--- SUPPLIED MATERIAL ---

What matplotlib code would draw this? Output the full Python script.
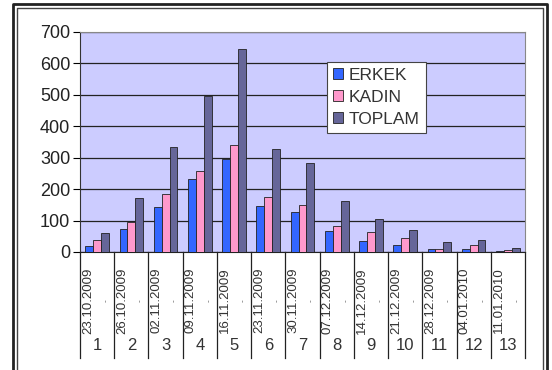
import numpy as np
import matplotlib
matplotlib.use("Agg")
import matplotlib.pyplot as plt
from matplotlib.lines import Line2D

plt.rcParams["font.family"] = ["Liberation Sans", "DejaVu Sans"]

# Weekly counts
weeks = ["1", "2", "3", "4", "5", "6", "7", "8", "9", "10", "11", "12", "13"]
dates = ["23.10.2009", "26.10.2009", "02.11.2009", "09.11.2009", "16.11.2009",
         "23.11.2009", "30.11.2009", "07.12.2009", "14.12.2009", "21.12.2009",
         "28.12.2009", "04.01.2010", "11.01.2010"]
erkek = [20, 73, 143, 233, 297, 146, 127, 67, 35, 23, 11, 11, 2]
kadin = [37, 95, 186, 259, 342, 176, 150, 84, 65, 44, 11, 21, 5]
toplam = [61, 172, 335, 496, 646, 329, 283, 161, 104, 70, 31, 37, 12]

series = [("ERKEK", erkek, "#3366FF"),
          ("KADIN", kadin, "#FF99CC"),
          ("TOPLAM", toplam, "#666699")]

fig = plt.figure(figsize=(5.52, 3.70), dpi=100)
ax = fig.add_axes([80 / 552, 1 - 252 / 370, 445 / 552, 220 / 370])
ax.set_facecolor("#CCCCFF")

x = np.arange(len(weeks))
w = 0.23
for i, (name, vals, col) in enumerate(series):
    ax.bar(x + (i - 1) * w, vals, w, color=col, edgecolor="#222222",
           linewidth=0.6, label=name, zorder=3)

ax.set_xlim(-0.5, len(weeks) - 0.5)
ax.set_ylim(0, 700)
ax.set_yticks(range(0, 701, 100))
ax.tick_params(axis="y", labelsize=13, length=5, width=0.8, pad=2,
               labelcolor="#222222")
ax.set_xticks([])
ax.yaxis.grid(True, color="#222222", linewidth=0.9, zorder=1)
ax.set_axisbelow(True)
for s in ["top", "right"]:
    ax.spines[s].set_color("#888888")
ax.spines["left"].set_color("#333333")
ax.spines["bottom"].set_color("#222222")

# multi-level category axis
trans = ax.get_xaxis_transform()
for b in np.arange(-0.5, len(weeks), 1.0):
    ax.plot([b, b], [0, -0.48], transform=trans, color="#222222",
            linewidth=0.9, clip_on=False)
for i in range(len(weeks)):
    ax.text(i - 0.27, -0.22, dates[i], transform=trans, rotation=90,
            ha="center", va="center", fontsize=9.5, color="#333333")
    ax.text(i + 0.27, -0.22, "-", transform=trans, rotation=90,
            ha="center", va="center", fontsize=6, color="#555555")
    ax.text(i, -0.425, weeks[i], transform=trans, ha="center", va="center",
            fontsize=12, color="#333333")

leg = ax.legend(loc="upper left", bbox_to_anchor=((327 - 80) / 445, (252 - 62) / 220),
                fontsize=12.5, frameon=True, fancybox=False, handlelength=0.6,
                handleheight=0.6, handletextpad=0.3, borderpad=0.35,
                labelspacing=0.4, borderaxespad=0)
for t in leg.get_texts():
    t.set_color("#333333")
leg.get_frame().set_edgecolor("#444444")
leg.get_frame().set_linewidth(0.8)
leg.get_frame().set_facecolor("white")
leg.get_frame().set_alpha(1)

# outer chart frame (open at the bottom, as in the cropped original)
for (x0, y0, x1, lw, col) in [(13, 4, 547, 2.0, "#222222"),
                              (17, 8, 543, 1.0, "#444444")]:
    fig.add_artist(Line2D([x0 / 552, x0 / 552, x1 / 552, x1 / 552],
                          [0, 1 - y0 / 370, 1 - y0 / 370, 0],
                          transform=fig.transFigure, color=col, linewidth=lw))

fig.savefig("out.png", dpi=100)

---
--- SUPPLIED MATERIAL ---

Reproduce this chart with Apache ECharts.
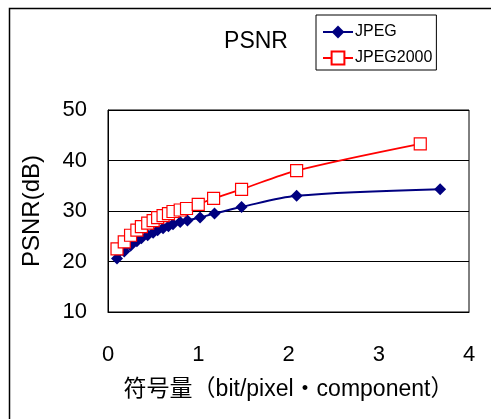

---

Omit all pictures, then copy the lines between the ones holding "What matplotlib code" and "31, 37, 12]", inclusive.

**TASK RESULT**
What matplotlib code would draw this? Output the full Python script.
import numpy as np
import matplotlib
matplotlib.use("Agg")
import matplotlib.pyplot as plt
from matplotlib.lines import Line2D

plt.rcParams["font.family"] = ["Liberation Sans", "DejaVu Sans"]

# Weekly counts
weeks = ["1", "2", "3", "4", "5", "6", "7", "8", "9", "10", "11", "12", "13"]
dates = ["23.10.2009", "26.10.2009", "02.11.2009", "09.11.2009", "16.11.2009",
         "23.11.2009", "30.11.2009", "07.12.2009", "14.12.2009", "21.12.2009",
         "28.12.2009", "04.01.2010", "11.01.2010"]
erkek = [20, 73, 143, 233, 297, 146, 127, 67, 35, 23, 11, 11, 2]
kadin = [37, 95, 186, 259, 342, 176, 150, 84, 65, 44, 11, 21, 5]
toplam = [61, 172, 335, 496, 646, 329, 283, 161, 104, 70, 31, 37, 12]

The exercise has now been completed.